Fino al '91 i salari più bassi crescono più velocemente di tutti gli altri. Dopo di che i redditi di ultima e penultima fascia calano vistosamente, in maniera drammatica a partire dal 2008. Contemporaneamente gli altri salari salgono leggermente, mentre quelli della fascia più alta subiscono un'impennata negli anni più recenti. Tradotto significa che operai e impiegati hanno perso importanti quote di reddito, mentre dirigenti e super manager hanno visto rivalutare e di molto le loro buste paga.
Contemporaneamente, soprattutto a partire dagli anni '80, il rapporto dell'Inps evidenzia come “l'andamento della quota dei redditi da lavoro è speculare alla crescita del saggio di rendimento netto del capitale”. Confermato da un altro dato dove si evidenzia come dal 1970 al 2000 “il valore aggiunto per addetto del settore privato è cresciuto dell'89%, mentre i redditi da lavoro sono aumentati tra il 71% e il 75%”.
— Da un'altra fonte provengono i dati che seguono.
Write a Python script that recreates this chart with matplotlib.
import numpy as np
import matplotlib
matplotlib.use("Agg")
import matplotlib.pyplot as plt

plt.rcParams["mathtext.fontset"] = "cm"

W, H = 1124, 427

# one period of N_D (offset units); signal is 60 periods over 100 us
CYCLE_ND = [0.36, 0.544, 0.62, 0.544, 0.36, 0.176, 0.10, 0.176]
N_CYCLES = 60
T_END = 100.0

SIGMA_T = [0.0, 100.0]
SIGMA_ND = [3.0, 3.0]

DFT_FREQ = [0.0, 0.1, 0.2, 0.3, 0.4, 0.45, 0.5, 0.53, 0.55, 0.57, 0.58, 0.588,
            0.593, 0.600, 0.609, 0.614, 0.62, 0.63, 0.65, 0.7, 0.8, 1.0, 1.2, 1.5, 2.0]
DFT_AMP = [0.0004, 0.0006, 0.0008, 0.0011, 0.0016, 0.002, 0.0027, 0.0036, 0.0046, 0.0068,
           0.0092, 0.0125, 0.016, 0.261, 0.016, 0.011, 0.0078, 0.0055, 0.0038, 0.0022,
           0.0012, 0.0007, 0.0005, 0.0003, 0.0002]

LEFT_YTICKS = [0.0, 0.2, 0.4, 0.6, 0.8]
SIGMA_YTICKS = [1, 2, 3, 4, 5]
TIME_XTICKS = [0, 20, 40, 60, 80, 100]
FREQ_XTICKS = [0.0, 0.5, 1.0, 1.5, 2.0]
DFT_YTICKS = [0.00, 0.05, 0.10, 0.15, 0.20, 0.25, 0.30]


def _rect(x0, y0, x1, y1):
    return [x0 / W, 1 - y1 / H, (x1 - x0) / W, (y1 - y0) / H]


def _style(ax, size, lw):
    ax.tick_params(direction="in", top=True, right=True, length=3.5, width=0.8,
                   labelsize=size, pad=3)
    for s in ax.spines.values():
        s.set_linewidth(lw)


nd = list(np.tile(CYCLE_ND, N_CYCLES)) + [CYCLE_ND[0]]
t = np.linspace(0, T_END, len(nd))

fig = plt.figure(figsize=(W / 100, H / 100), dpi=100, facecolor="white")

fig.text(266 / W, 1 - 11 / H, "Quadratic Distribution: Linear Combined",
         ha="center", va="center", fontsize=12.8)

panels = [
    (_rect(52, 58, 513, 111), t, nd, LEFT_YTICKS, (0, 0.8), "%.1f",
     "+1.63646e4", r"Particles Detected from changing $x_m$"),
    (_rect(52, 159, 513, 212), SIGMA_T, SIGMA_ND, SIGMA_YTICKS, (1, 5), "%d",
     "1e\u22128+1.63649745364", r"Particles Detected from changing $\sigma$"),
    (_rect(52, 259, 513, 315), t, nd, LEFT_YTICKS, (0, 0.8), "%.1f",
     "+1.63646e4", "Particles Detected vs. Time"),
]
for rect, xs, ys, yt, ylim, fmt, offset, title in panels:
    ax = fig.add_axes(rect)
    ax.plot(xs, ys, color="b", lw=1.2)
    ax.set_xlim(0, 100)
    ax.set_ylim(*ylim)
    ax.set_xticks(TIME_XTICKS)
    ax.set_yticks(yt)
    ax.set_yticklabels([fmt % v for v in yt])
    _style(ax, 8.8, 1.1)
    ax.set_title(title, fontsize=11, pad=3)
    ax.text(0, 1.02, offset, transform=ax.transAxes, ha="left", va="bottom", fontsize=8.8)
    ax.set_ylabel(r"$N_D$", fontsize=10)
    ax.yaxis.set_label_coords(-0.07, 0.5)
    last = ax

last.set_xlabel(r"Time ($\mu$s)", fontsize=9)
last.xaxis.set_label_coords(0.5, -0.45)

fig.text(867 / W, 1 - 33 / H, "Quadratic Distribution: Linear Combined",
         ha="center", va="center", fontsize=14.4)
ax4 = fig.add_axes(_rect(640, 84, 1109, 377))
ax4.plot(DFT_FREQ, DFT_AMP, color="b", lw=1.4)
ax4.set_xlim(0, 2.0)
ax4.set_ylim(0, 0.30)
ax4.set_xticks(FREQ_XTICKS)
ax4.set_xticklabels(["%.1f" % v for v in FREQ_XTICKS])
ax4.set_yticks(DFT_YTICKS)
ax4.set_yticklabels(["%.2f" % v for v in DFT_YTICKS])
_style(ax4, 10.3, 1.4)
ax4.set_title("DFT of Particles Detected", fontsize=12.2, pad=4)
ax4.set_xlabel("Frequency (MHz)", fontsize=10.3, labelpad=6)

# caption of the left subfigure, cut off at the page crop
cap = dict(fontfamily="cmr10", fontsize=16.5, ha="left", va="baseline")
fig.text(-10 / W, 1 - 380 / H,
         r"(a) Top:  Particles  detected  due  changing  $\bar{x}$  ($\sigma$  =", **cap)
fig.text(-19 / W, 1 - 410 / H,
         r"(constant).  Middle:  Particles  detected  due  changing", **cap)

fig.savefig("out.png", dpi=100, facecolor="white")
Il divario tra la ricchezza prodotta e quella distribuita sotto forma di reddito è quindi di almeno il 15%. Che in parole povere significa che una fetta di ricchezza è stata sottratta al lavoro salariato per essere distribuita al capitale industriale e finanziario.
A beneficiarne sono soprattutto i cosiddetti Top earners, cioè coloro i cui salari si trovano oltre il novantesimo percentile della distribuzione dei redditi di lavoro. Le soglie per l’ingresso nel top 10% e top 5% dei salari sono cresciute in modo costante nel tempo: “Per entrare nel top 10% occorreva avere un reddito di 31.000 euro nel 1978, salito a 39.000 nel 2017; l’accesso al top 5% richiedeva un reddito di 38.000 nel 1978 contro i 51.000 nel 2017”. Ma è salendo nella graduatoria, al top 1%, 0,5% e 0,1% che le disuguaglianze aumento in modo esponenziale. La soglia del top 0,1% passa da 122.000 a 217.000 euro mentre la soglia per entrare nel top 0,01% è passata da 220.000 euro nel 1978 a 533.000 euro nel 2017 (+242%).
La disuguaglianza sociale ed economica descritta da questi dati si coglie ancora meglio se si considera che dal 1970 al 2000, “il valore aggiunto per addetto del settore privato è cresciuto dell’89%, mentre i redditi da lavoro sono aumentati del 71% in termini di potere d’acquisto e del 75% in termini del deflatore settoriale”. Il divario tra la ricchezza prodotta e quella percepita in termini di reddito è quindi di almeno il 15%. Tra il 2000 e il 2018, “nell’insieme del settore privato, i redditi da lavoro in termini di potere d’acquisto crescono solo del 4%, e nel 2018 tornano allo stesso livello del 2007; mentre la produttività rimane sostanzialmente invariata”.